Okay so I have a huge array of unsorted elements of an unknown data type (all elements are of the same type, obviously, I just can't make assumptions as they could be numbers, strings, or any type of object that overloads the < and > operators. The only assumption I can make about those objects is that no two of them are the same, and comparing them (A < B) should give me which one should show up first if it was sorted. The "smallest" should be first.
I receive this unsorted array (type std::vector, but honestly it's more of an algorithm question so no language in particular is expected), a number of objects per "group" (groupSize), and the group number that the sender wants (groupNumber).
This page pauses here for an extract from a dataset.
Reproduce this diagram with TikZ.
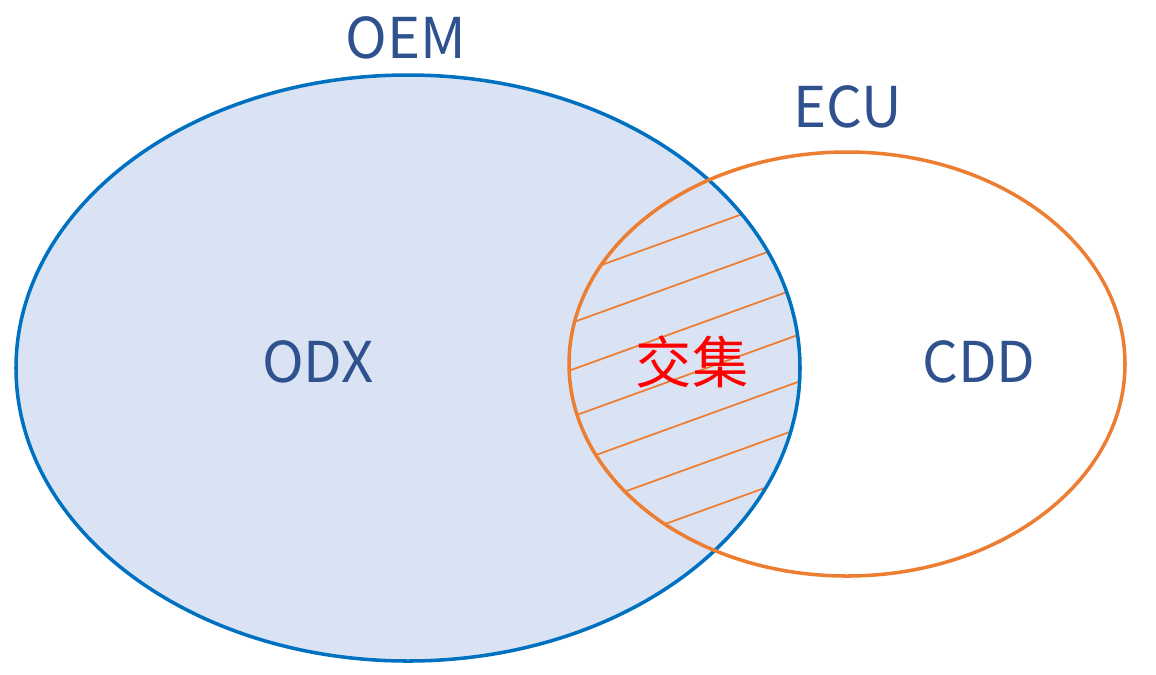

I'm supposed to return an array containing groupSize elements, or less if the group requested is the last one. (Examples: 17 results with groupSize of 5 would only return two of them if you ask for the fourth group. Also, the fourth group is group number 3 because it's a zero-indexed array)
Example:
Received Array: {1, 5, 8, 2, 19, -1, 6, 6.5, -14, 20}
Received pageSize: 3
Received pageNumber: 2
If the array was sorted, it would be: {-14, -1, 1, 2, 5, 6, 6.5, 8, 19, 20}
If it was split in groups of size 3: {{-14, -1, 1}, {2, 5, 6}, {6.5, 8, 19}, {20}}
I have to return the third group (pageNumber 2 in a 0-indexed array): {6.5, 8, 19}
The biggest problem is the fact that it needs to be lightning fast. I can't sort the array because it has to be faster than O(n log n).
I've tried several methods, but can never get under O(n log n).
I'm aware that I should be looking for a solution that doesn't fill up all the other groups, and skips a pretty big part of the steps shown in the example above, to create only the requested group before returning it, but I can't figure out a way to do that.
You can find the value of the smallest element s
in the group in linear time using the standard C++ std::nth_element
function (because you know it's index in the sorted array). You can find the largest element S
in the group in the same way. After that, you need a linear pass to find all elements x
such that s <= x <= S
and return them. The total time complexity is O(n)
.
Note: this answer is not C++ specific. You just need an implementation of the k-th order statistics in linear time.